* [EXCERPTED DATA]:
------------------------------------------------
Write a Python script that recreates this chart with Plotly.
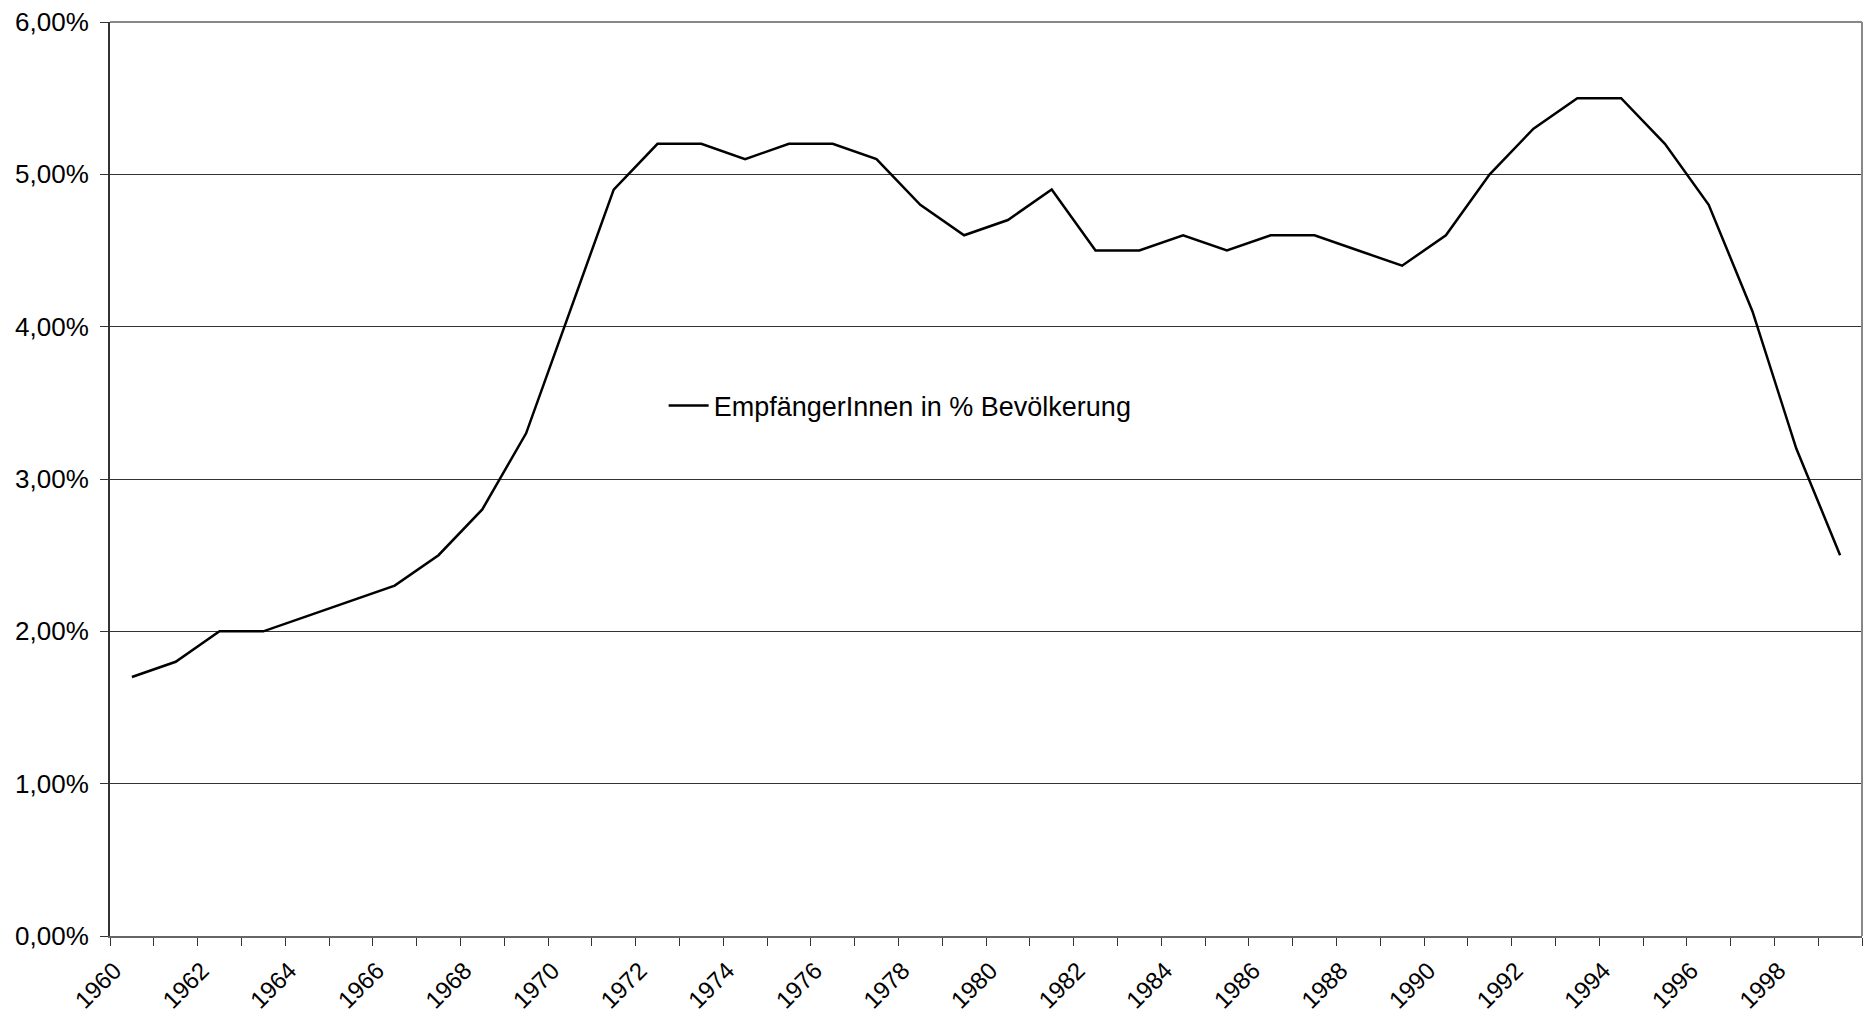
------------------------------------------------
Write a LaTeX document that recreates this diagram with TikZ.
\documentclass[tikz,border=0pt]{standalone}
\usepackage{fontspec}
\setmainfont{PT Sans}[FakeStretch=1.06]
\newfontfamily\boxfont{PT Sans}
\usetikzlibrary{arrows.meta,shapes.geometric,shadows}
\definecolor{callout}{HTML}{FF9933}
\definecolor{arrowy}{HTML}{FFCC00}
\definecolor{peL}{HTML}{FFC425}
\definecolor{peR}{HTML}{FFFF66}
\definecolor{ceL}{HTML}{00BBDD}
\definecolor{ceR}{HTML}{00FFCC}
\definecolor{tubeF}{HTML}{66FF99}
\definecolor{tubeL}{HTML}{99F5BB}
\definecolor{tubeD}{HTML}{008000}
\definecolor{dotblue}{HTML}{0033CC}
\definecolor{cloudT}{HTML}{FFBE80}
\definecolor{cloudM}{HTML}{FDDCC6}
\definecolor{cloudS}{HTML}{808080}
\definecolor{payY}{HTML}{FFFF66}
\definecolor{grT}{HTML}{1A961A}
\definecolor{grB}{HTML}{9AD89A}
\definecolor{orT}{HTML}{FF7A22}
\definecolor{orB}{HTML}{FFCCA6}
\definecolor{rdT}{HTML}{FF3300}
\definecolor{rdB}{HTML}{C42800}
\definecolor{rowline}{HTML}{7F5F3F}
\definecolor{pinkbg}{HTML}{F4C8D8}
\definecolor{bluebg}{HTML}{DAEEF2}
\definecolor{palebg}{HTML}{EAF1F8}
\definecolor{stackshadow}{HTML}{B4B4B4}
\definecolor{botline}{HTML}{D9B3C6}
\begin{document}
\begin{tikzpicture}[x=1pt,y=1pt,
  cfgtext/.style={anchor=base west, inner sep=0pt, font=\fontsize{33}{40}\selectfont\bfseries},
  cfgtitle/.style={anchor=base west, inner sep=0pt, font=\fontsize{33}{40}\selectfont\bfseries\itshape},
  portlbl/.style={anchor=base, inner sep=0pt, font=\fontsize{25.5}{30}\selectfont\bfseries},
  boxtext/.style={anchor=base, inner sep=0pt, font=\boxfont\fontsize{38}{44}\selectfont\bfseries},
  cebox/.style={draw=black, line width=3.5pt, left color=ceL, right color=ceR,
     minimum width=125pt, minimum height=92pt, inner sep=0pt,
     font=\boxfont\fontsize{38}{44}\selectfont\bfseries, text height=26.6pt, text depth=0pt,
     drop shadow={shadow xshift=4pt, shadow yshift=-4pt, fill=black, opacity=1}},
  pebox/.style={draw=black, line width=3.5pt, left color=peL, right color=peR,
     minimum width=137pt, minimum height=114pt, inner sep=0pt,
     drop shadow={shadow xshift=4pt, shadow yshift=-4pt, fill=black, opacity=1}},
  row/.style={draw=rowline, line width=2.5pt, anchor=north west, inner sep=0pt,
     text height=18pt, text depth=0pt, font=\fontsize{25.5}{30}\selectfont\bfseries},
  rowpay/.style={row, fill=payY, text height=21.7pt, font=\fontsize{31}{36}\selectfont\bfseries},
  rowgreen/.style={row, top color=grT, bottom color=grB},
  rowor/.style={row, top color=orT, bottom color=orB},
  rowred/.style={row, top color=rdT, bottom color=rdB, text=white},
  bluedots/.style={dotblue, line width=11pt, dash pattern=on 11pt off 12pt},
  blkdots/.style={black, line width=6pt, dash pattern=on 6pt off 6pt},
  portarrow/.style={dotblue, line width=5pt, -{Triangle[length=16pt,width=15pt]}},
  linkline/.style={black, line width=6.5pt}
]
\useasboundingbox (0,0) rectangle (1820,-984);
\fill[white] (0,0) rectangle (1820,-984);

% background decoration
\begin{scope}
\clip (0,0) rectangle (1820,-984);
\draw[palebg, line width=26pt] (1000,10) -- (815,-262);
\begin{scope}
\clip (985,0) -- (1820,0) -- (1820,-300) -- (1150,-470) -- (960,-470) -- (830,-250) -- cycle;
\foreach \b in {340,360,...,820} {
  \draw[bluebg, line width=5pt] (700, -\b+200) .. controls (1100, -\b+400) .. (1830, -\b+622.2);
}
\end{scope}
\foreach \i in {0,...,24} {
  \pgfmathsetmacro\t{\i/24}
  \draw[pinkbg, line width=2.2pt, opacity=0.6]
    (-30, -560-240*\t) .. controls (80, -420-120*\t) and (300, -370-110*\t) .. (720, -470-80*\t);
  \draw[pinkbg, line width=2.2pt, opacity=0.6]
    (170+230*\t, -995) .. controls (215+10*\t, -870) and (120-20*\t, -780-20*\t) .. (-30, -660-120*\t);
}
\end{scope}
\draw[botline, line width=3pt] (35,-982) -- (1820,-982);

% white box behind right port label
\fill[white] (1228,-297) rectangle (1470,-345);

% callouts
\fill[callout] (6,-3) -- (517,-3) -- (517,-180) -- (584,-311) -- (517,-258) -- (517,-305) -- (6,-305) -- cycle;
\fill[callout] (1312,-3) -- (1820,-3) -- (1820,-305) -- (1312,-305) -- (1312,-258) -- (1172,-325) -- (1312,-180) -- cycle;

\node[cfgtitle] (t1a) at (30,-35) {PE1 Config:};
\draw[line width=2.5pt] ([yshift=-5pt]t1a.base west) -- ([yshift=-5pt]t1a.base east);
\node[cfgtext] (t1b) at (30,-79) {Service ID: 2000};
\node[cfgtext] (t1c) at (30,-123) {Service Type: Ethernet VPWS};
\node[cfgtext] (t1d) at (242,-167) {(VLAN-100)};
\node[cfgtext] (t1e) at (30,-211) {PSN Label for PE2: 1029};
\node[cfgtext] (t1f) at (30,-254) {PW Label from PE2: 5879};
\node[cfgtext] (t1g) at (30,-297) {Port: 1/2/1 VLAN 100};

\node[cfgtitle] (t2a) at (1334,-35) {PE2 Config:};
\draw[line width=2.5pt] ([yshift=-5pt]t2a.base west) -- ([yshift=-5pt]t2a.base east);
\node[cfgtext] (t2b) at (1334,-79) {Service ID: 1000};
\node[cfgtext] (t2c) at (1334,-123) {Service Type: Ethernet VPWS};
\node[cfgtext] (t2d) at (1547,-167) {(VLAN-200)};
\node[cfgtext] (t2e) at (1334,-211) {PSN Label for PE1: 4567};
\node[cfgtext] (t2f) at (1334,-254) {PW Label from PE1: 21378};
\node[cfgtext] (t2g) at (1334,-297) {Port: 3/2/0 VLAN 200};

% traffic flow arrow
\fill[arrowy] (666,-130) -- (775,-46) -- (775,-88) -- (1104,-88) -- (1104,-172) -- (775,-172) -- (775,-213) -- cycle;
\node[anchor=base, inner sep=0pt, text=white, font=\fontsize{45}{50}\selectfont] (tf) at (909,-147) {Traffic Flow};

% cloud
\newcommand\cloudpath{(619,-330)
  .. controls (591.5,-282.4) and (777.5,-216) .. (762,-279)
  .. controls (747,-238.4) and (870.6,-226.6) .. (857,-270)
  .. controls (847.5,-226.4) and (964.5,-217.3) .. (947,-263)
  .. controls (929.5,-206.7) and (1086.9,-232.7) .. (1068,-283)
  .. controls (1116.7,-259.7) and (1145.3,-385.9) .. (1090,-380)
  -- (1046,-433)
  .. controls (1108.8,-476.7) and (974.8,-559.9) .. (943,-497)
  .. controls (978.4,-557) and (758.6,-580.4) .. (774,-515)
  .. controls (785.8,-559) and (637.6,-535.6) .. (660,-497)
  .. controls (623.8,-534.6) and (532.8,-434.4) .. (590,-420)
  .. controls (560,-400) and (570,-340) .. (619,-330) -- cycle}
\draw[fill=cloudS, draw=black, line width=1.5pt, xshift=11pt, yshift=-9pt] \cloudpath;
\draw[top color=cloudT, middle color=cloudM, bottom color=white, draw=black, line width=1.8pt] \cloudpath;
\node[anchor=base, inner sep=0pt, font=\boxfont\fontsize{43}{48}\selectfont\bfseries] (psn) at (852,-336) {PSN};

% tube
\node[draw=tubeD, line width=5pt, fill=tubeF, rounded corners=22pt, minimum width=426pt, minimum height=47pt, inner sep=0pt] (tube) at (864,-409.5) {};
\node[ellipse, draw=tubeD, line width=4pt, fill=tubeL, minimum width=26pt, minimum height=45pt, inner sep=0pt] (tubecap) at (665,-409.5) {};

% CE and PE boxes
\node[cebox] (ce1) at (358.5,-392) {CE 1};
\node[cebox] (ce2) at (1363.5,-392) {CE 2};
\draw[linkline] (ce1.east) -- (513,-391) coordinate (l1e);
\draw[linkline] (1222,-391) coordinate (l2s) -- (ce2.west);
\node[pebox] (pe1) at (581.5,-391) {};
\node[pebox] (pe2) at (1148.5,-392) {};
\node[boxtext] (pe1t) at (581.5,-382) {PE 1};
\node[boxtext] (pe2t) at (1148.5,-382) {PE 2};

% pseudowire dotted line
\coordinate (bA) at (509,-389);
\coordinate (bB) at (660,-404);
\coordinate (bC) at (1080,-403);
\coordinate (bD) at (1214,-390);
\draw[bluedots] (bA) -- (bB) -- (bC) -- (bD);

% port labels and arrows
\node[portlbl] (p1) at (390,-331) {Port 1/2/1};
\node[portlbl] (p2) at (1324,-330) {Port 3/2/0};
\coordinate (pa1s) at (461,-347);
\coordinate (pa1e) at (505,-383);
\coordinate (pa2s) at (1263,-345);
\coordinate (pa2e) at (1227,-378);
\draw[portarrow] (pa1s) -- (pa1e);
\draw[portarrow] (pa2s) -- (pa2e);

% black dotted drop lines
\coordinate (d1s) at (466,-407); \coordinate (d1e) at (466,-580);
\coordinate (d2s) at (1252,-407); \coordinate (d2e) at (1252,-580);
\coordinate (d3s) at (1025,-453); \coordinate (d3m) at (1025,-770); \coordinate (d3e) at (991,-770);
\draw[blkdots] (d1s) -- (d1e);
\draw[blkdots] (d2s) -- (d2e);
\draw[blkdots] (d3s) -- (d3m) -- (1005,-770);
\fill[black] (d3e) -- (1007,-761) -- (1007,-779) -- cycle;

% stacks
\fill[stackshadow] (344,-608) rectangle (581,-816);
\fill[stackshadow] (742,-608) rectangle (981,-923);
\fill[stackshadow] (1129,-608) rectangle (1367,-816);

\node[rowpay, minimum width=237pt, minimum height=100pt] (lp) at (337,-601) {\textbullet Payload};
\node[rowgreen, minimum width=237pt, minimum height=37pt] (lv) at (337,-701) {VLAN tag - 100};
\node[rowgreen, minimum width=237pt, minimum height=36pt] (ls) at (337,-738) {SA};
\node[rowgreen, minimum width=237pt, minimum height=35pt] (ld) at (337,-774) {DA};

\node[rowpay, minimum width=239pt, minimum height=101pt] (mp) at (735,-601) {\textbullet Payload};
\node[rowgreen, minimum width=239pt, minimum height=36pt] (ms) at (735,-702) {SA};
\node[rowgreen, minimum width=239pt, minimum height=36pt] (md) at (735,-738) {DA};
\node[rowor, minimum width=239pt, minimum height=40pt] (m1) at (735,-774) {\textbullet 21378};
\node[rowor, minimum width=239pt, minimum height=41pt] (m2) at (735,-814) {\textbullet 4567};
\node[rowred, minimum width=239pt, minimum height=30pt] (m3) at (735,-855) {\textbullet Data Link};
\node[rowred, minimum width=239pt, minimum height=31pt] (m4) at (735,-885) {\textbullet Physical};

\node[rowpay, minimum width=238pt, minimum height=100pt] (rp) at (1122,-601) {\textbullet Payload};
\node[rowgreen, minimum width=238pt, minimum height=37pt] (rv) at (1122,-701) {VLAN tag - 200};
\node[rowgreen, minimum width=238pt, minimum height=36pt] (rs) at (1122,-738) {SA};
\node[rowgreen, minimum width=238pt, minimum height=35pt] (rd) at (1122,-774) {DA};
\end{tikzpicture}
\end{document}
------------------------------------------------
* [WHAT NEEDS TO BE DONE]: Search the data above for the string "with" and return every line that has it.

* [RESPONSE]:
Write a Python script that recreates this chart with Plotly.
Write a LaTeX document that recreates this diagram with TikZ.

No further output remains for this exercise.